Find each line holding "React" and copy it out.

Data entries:
..............................

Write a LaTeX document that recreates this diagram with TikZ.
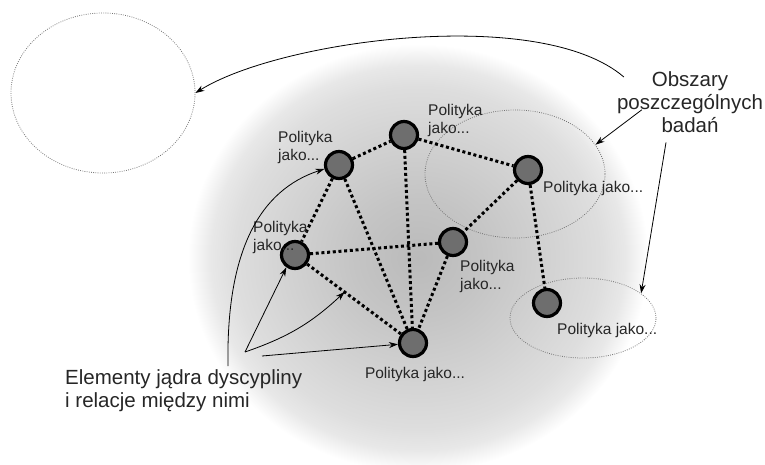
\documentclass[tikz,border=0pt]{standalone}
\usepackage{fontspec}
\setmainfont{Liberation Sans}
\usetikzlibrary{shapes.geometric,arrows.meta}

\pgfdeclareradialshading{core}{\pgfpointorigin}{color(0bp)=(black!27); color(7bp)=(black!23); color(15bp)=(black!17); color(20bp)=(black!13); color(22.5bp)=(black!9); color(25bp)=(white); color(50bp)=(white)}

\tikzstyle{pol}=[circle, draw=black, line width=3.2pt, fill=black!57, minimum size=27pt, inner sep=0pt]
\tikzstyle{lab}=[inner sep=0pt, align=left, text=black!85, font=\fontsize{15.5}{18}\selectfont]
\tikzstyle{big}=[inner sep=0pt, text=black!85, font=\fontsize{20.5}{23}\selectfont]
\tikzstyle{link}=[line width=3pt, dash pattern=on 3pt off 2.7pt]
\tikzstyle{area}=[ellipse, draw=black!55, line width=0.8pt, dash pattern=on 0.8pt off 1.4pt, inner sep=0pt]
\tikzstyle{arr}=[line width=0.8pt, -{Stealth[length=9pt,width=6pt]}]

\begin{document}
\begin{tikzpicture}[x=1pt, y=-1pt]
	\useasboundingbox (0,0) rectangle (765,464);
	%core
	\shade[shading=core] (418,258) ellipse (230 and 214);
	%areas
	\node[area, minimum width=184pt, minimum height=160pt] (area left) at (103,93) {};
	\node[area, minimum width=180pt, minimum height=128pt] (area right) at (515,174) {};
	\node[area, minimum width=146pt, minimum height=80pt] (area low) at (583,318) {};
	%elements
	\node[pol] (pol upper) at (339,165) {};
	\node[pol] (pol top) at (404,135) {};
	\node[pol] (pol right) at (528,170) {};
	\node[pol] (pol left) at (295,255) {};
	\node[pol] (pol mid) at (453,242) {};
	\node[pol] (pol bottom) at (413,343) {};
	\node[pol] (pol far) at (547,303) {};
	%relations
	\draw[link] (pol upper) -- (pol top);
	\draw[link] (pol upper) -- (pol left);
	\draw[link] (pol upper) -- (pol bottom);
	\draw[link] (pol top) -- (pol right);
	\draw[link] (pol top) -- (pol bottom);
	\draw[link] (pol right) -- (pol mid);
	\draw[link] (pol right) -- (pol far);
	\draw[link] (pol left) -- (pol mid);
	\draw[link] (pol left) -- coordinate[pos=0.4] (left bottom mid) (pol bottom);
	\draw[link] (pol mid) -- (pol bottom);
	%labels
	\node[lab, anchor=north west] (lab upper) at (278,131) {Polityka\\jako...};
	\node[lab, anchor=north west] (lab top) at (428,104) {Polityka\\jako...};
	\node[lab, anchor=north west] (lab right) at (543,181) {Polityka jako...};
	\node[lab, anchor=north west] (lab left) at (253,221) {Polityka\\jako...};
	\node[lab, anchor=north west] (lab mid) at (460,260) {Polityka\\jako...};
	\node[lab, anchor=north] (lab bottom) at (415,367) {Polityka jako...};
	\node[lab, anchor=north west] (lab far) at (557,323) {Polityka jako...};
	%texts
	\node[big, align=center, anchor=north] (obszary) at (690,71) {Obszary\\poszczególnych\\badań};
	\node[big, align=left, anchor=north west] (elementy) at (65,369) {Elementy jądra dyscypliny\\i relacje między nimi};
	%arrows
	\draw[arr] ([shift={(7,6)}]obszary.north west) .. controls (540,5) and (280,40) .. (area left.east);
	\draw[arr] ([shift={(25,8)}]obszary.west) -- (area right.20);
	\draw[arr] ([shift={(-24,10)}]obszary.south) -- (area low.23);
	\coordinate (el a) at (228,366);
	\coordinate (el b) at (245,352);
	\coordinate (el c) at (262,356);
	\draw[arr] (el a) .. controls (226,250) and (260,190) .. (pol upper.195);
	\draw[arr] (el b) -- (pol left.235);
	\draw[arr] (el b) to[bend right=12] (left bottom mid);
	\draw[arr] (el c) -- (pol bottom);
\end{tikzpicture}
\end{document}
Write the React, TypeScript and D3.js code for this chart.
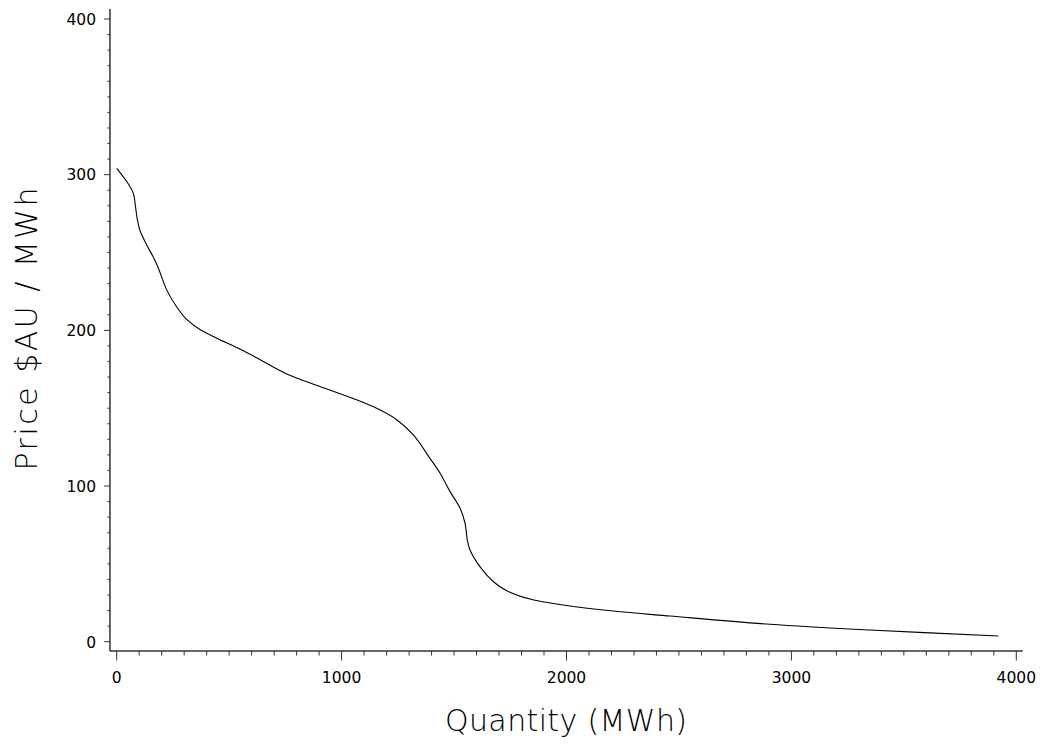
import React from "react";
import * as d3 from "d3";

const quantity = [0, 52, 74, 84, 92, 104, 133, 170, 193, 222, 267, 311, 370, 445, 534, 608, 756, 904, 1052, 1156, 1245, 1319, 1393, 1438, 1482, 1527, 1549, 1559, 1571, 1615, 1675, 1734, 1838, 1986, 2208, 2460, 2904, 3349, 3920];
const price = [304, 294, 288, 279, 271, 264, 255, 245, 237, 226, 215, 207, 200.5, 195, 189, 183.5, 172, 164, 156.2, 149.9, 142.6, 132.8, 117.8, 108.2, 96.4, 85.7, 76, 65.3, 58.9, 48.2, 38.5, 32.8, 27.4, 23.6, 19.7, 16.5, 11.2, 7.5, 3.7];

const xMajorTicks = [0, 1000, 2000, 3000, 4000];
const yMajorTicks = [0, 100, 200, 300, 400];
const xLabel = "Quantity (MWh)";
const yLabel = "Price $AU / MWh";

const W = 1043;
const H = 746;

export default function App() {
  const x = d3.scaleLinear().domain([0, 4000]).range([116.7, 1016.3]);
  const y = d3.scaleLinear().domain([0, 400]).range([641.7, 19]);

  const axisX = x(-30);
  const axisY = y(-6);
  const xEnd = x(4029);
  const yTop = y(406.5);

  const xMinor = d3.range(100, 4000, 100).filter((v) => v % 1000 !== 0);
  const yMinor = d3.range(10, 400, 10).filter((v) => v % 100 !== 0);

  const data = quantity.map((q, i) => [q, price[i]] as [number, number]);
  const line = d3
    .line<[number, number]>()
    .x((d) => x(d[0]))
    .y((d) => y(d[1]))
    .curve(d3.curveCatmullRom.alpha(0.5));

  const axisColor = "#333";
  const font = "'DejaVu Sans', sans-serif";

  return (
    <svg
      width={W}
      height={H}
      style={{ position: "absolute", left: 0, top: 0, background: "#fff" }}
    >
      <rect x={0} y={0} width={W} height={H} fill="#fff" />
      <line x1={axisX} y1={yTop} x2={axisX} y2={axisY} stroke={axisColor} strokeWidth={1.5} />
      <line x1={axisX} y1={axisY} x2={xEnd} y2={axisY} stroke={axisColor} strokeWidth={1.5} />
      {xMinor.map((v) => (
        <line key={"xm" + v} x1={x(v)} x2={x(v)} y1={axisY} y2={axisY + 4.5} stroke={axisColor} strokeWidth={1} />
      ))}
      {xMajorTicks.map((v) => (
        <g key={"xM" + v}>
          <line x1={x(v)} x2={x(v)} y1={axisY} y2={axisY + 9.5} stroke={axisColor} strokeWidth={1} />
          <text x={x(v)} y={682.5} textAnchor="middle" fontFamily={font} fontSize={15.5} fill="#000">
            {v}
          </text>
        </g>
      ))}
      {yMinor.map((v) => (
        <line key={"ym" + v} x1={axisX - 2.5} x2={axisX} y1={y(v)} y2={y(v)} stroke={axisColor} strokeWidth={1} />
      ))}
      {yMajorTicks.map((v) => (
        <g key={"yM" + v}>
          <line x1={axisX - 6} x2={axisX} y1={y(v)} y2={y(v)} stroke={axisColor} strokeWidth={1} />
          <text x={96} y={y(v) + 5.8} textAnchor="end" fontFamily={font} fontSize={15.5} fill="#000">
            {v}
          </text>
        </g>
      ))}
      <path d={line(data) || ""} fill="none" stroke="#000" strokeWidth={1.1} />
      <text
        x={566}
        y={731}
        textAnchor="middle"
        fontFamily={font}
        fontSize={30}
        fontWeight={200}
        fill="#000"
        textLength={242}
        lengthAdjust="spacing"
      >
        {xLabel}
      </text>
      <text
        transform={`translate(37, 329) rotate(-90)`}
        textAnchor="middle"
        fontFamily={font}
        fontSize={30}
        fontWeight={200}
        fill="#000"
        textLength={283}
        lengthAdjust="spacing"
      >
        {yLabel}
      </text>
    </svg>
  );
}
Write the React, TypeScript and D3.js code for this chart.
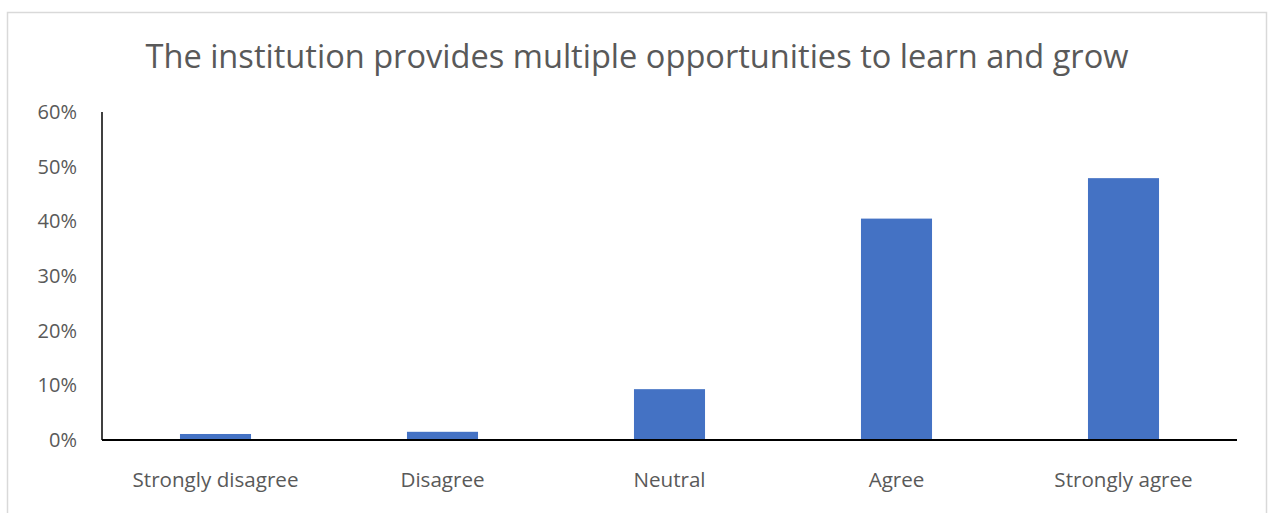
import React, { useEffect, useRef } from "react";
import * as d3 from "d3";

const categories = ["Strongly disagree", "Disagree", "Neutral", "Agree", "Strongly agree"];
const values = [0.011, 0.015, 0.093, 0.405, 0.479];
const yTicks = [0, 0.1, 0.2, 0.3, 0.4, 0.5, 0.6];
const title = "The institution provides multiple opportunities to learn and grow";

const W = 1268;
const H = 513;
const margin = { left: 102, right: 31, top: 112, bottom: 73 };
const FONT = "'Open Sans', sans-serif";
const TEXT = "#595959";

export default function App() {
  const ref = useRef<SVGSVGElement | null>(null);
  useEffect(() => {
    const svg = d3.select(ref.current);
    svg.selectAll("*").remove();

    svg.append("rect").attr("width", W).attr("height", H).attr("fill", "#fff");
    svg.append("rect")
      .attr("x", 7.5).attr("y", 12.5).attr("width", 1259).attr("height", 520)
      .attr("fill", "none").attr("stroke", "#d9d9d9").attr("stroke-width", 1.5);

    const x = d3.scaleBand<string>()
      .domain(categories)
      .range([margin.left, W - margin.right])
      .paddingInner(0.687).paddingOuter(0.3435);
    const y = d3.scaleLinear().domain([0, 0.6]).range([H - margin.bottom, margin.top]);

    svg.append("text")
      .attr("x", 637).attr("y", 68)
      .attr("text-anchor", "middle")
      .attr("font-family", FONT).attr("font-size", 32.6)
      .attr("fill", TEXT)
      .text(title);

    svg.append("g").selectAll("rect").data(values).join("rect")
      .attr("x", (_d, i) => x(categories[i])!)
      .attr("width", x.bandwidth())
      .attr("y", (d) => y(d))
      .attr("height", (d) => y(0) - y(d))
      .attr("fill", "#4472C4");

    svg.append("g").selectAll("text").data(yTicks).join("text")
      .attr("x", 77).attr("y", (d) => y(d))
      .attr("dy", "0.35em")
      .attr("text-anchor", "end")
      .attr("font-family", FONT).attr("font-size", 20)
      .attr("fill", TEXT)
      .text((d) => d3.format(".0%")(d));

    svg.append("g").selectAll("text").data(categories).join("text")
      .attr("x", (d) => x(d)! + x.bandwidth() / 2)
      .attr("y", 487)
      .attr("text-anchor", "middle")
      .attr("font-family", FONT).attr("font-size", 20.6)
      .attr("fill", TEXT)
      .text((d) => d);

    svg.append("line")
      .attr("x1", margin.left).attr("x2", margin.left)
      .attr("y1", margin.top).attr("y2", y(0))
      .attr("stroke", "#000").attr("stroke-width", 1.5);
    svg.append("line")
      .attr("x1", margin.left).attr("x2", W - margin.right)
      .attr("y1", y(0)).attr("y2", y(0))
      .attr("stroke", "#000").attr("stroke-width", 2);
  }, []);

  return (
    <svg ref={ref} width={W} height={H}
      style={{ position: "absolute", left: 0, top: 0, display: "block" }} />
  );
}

..............................

## Solution to this exercise
Write the React, TypeScript and D3.js code for this chart.
import React from "react";
Write the React, TypeScript and D3.js code for this chart.
import React, { useEffect, useRef } from "react";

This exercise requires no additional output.